A Poisson Lognormal-Lindley model for simultaneous estimation of multiple crash-types: Application of multivariate and pooled univariate models

Challenges addressing overdispersion, unobserved heterogeneity, the preponderance of zeros, and correlation in the dependent variables of crash count models are of significant interest. Accounting for all these data issues simultaneously is few and far between. This study proposes a new mixing distribution model that accounts for overdispersion and the preponderance of zeros in crash count models. The proposed mixing distribution model extends to the multivariate structure to account for correlations between dependent variables and unobserved heterogeneity.
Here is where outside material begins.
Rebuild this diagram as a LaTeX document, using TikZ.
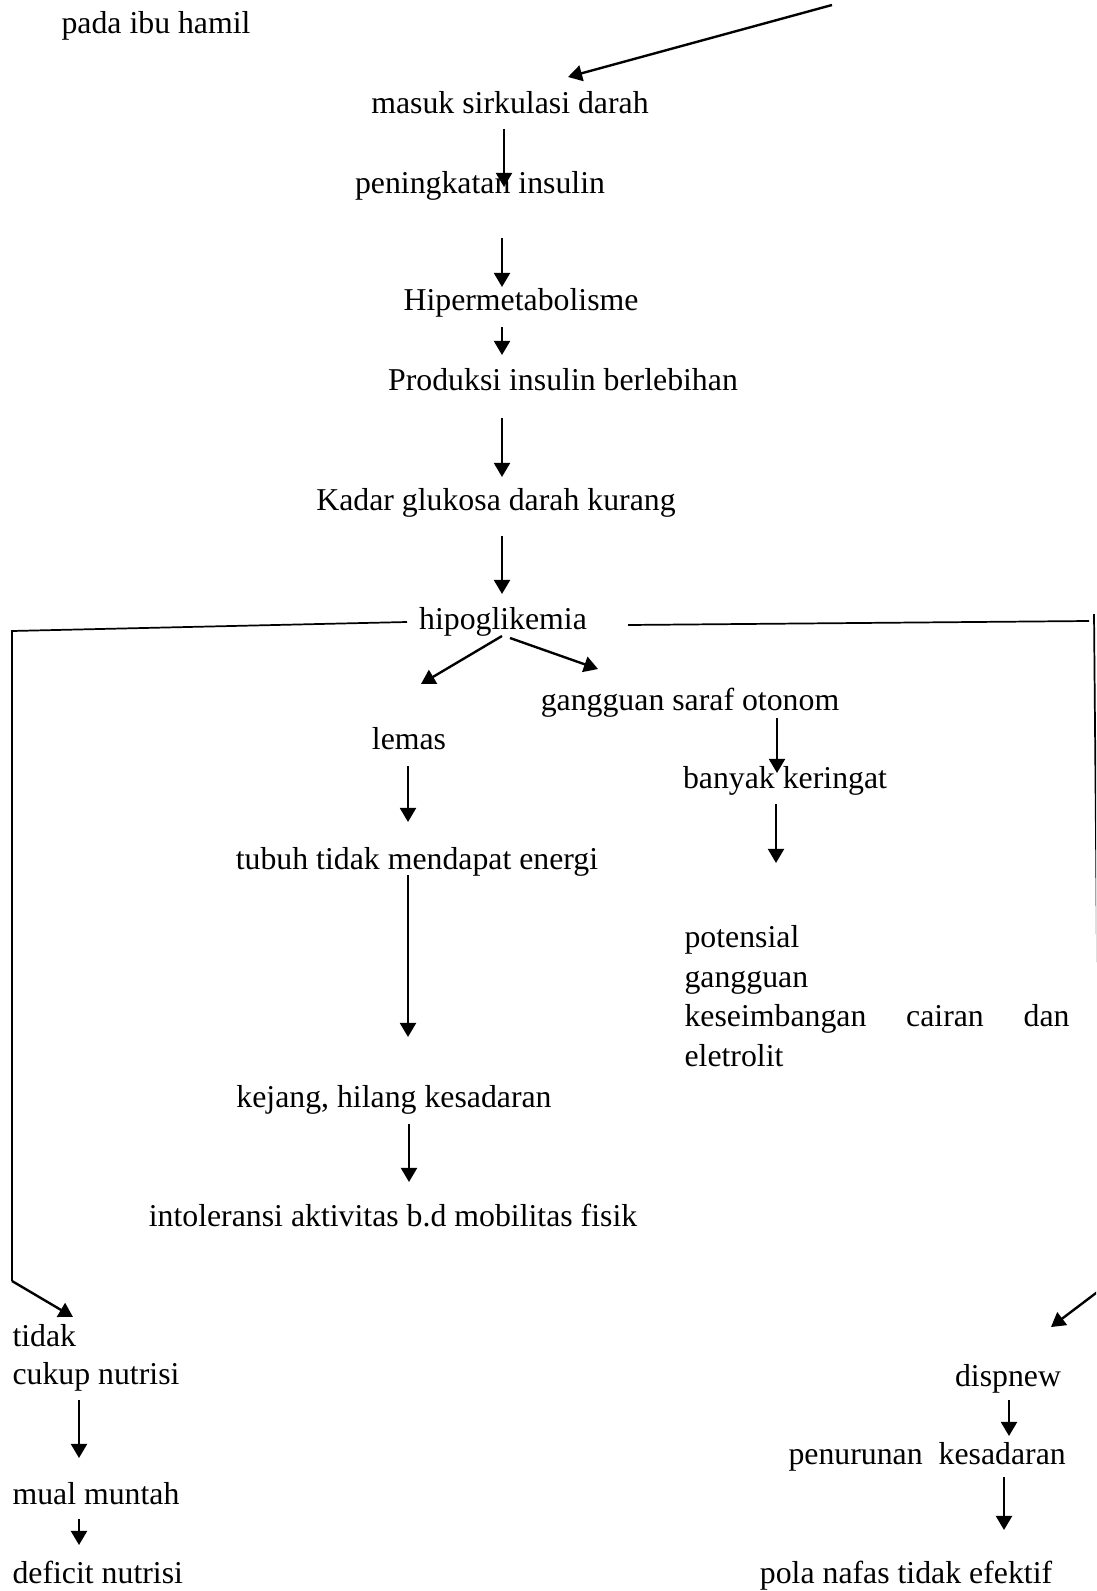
\documentclass[tikz,border=0pt]{standalone}
\usepackage{fontspec}
\setmainfont{Liberation Serif}
\usepackage{tikz}
\usetikzlibrary{arrows.meta, calc, positioning}

\begin{document}
\begin{tikzpicture}[x=0.3774pt, y=-0.3774pt,
		txt/.style={inner sep=0pt, font=\fontsize{12}{15}\selectfont},
		arr/.style={line width=0.9pt, -{Triangle[length=5.3pt, width=6pt]}},
		branch/.style={line width=0.65pt}]
		\useasboundingbox (0,0) rectangle (1096,1591);
		\clip (0,0) rectangle (1096,1591);
		
		% main chain
		\node[txt, anchor=base west] (pada) at (61,34) {pada ibu hamil};
		\node[txt, anchor=base] (masuk) at (510,114) {masuk sirkulasi darah};
		\node[txt, anchor=base] (pening) at (480,194) {peningkatan insulin};
		\node[txt, anchor=base] (hiper) at (521,311) {Hipermetabolisme};
		\node[txt, anchor=base] (produksi) at (563,391) {Produksi insulin berlebihan};
		\node[txt, anchor=base] (kadar) at (496,510) {Kadar glukosa darah kurang};
		\node[txt, anchor=base] (hipo) at (503,629) {hipoglikemia};
		
		% middle branches
		\node[txt, anchor=base] (gangguan) at (690,710) {gangguan saraf otonom};
		\node[txt, anchor=base] (lemas) at (409,749) {lemas};
		\node[txt, anchor=base] (tubuh) at (417,869) {tubuh tidak mendapat energi};
		\node[txt, anchor=base] (kejang) at (394,1107) {kejang, hilang kesadaran};
		\node[txt, anchor=base] (intol) at (393,1226) {intoleransi aktivitas b.d mobilitas fisik};
		\node[txt, anchor=base] (banyak) at (785,788) {banyak keringat};
		\node[txt, anchor=base west] (pot1) at (684,947) {potensial};
		\node[txt, anchor=base west] (pot2) at (684,987) {gangguan};
		\node[txt, anchor=base west] (pot3) at (684,1026) {\hbox to 145.3pt{keseimbangan\hfill cairan\hfill dan}};
		\node[txt, anchor=base west] (pot4) at (684,1066) {eletrolit};
		
		% side branches
		\node[txt, anchor=base west] (tidak) at (12,1346) {tidak};
		\node[txt, anchor=base west] (cukup) at (12,1384) {cukup nutrisi};
		\node[txt, anchor=base west] (mual) at (12,1504) {mual muntah};
		\node[txt, anchor=base west] (deficit) at (12,1583) {deficit nutrisi};
		\node[txt, anchor=base] (dispnew) at (1008,1386) {dispnew};
		\node[txt, anchor=base west] (penurunan) at (788,1464) {penurunan\ \ kesadaran};
		\node[txt, anchor=base] (pola) at (906,1583) {pola nafas tidak efektif};
		
		\coordinate (src) at (832,5);
		\coordinate (lc1) at (12,631);
		\coordinate (lc2) at (12,1281);
		\coordinate (rc0) at (1089,621);
		\coordinate (rc1) at (1094,614);
		\coordinate (rc2) at (1100,1290);
		
		\draw[arr] (src) -- ([shift={(58,-37)}]masuk.base);
		\draw[arr] ([shift={(-6,15)}]masuk.base) -- ([shift={(24,-7)}]pening.base);
		\draw[arr] ([shift={(22,44)}]pening.base) -- ([shift={(-19,-24)}]hiper.base);
		\draw[arr] ([shift={(-19,16)}]hiper.base) -- ([shift={(-61,-36)}]produksi.base);
		\draw[arr] ([shift={(-61,27)}]produksi.base) -- ([shift={(6,-33)}]kadar.base);
		\draw[arr] ([shift={(6,26)}]kadar.base) -- ([shift={(-1,-35)}]hipo.base);
		\draw[arr] ([shift={(-1,7)}]hipo.base) -- ([shift={(12,-65)}]lemas.base);
		\draw[arr] ([shift={(7,9)}]hipo.base) -- ([shift={(-92,-41)}]gangguan.base);
		\draw[arr] ([shift={(87,8)}]gangguan.base) -- ([shift={(-8,-15)}]banyak.base);
		\draw[arr] ([shift={(-9,16)}]banyak.base) -- ([shift={(92,-84)}]pot1.base west);
		\draw[arr] ([shift={(-1,17)}]lemas.base) -- ([shift={(-9,-47)}]tubuh.base);
		\draw[arr] ([shift={(-9,6)}]tubuh.base) -- ([shift={(14,-70)}]kejang.base);
		\draw[arr] ([shift={(15,17)}]kejang.base) -- ([shift={(16,-44)}]intol.base);
		
		\draw[branch] ([shift={(-96,-7)}]hipo.base) -- (lc1) -- (lc2);
		\draw[arr] (lc2) -- ([shift={(61,-29)}]tidak.base west);
		\draw[branch] ([shift={(125,-4)}]hipo.base) -- (rc0);
		\draw[branch] (rc1) -- (rc2);
		\draw[arr] (rc2) -- ([shift={(43,-59)}]dispnew.base);
		
		\draw[arr] ([shift={(67,16)}]cukup.base west) -- ([shift={(67,-46)}]mual.base west);
		\draw[arr] ([shift={(67,15)}]mual.base west) -- ([shift={(67,-38)}]deficit.base west);
		\draw[arr] ([shift={(1,14)}]dispnew.base) -- ([shift={(221,-28)}]penurunan.base west);
		\draw[arr] ([shift={(216,13)}]penurunan.base west) -- ([shift={(98,-53)}]pola.base);
\end{tikzpicture}
\end{document}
The empirical analysis is conducted on crash data of Bruce highway involving single-vehicle and multi-vehicle crash types by "fatal and severe injury" and "moderate and minor injury" severity levels on aggregated data over three analysis years (2016, 2017, and 2018). The study demonstrates superior goodness of fit of the proposed multivariate random parameters Poisson lognormal-Lindley model compared to its restricted models. Moreover, pooling the crash data as repeated measures of crash types helped formulate a pooled-univariate random parameters Poisson-Lindley model to estimate multiple crash types by severity. The results showed the pooled-univariate model offers comparable goodness of fit and averaged marginal effects as the complex multivariate modeling structure. Moreover, the proposed pooled-univariate model reduced the model complexity to a one-dimensional integral and offered more efficient parameter estimates. In the empirical context, the modeling results showed that single-vehicle and multi vehicle crashes by severity are linked with different causality.